You know the movie I’m talking about. It starts off in some African village. Always in Africa. Women are doing the laundry. Men are either sitting around or doing some hard work with a rusty wrench. Kids are playing around a hose that wiggles its way through the only dirt street like a snake. Maybe someone is picking something in a field. Then we hear a rumble. Everyone looks up. People start running but somehow they all end up in the middle of the street, exactly the point they were supposed to be running away from. Soldiers of some sort, ranging in age from 12 to 25, come up in jeeps, horses, maybe little tanks, they swarm through the village. It’s a big surprise. Nobody expected the soldiers there. The soldiers themselves seem surprised at their luck.
Then the gun firing begins. The soldiers are brutally and randomly kiling women, children, old men, while laughing. Depending on the rating of the movie, some women are chased. There is screaming in the background. Dust everywhere. Blood everywhere. A little girl crying “Mommy” but nobody holding her or comforting her. Blood in her hair. A boy, hidden behind tall grass, watching everything while the idyllic life he had known until that very moment crumbles all around him.
I’ve seen this scene in at least five movies. Blood Diamond, for instance. And Lost (ok, tv show). Others. I’ve spent at least $200 on movies so I can see this scene. I’ve hired babysitters so I can go to movies, buy popcorn, and watch this scene.
It’s the scariest thing we can imagine. That’s why they keep making it over and over. It’s foreign, it can’t possibly happen to us. And yet. And yet, if not but for the grace of god…we think. We could have been born there. Or maybe it can happen to us. Or it did happen to us. We’re all human. We can relate to the suffering.
And then we think: it did happen to us. At some point we looked around and what was once our life has now crumbled. It’s fallen apart. The soldiers, so irrational, so young, so brutal, so uncaring, have destroyed everything in our lives. We fall for the scene because it has the double-truth: it will never happen to us. It’s always happening to us. “But not that bad!” we think. We hold onto that truth but it also crumbles, along with the women and children. Our brain speaks in relativity. It translates the blood on the screen to the constant shattering of our dreams.
We eat the popcorn. We have to watch the next scene. Someone is brave. Someone comes through the other side. There’s revenge. There’s redemption. There’s a search for identity:
Who are we when our the clothing of our hope is ripped from us and we stand naked facing death? We need to find out. It’s worth the $200 across five movies (ten?). When all hope is lost we need to learn who we are, how to begin anew, how to stitch together the fabric of dreams that have been torn apart.
Which reminds me of another scene in another part of the world. Nora Ephron wrote about it. She was touring Steve Wynn’s art collection in Las Vegas. Wynn is notorious for not only being perhaps the best art collector in the world, but blind. Or on the verge of going blind due to a degenerative disease that can’t be cured. He shows the group a painting that he was going to sell to hedge fund art collector Steve Cohen for $125 million. Perhaps it’s his blindness, perhaps clumsiness, perhaps it’s a secret desire to sabotage himself, perhaps he’s just wondering where his wife is – he backs up and sticks a pencil through the painting, creating a $125 million hole in the middle of one of Picasso’s masterpieces.

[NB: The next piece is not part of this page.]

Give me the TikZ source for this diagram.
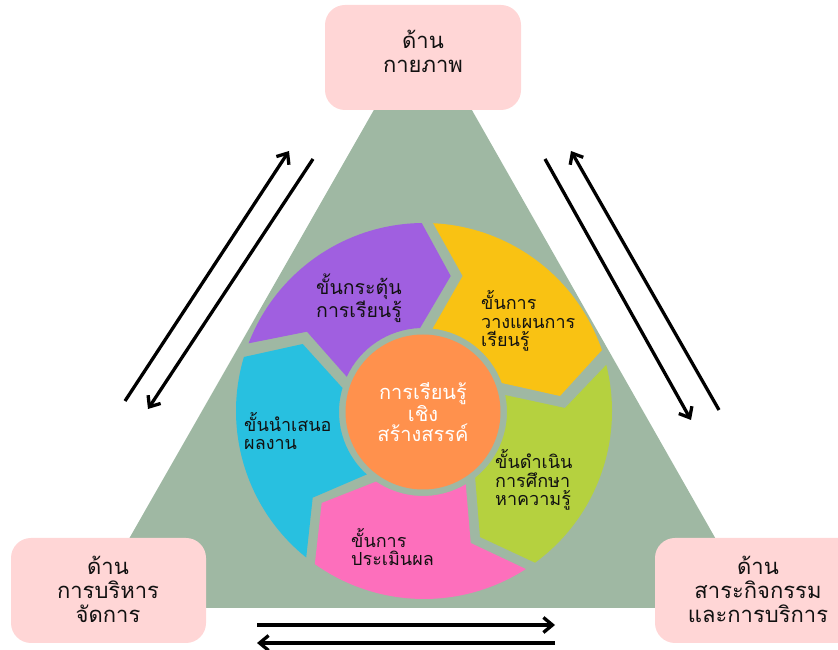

He calls his wife to tell her the news. He calls Steve Cohen, who says the deal is off. He calls the insurance company. They will pay him $30 million for the tiny hole made by his pencil.
Years later, a friend of mine visited Wynn in his apartment in Las Vegas last week and saw the painting. “It’s completely repaired,” Wynn told my friend. A company went in and took every thread and one by one stitched it together. “It’s as good as new,” Wynn said. My friend looked at the painting and couldn’t tell. “It did seem as good as new!,” he told me.
But it isn’t. We remember the hole. We know for a fact it’s not the same as the last time Picasso blew his breath across the drying paint . There’s a psychic hole in it that will never be repaired, no matter how many nano threads are cosmetically sutured so as to show no scars. “Ahh, who cares,” Wynn told my friend, “I love this painting too much anyway to sell it.” And he did, after all, get $30 million and still got to keep the painting.
At the end of the movie, the one with the African women and children, we get to keep the painting also. The boy that was hiding. He survived. He grew up. And through the arc of identity we assume so casually in movies but is so impenetrably difficult to accomplish in our own lives, he’s now a man of accomplishment. He’s found his redemption. He can live with his psychic holes because after all, “he loves this painting too much”.
The one that every day we can toss colors at. We can slice and dice with cubist thoughts, looking at a problem from every perspective until some hidden meaning is unlocked. Or not. We eat our popcorn, feel bloated, leave the movie theater, go home. At the end of every day it’s time to go to sleep. I kiss the forehead of my feverish daughter in the middle of the night. Please wake up okay, I whisper, and I promise I will always take care of you.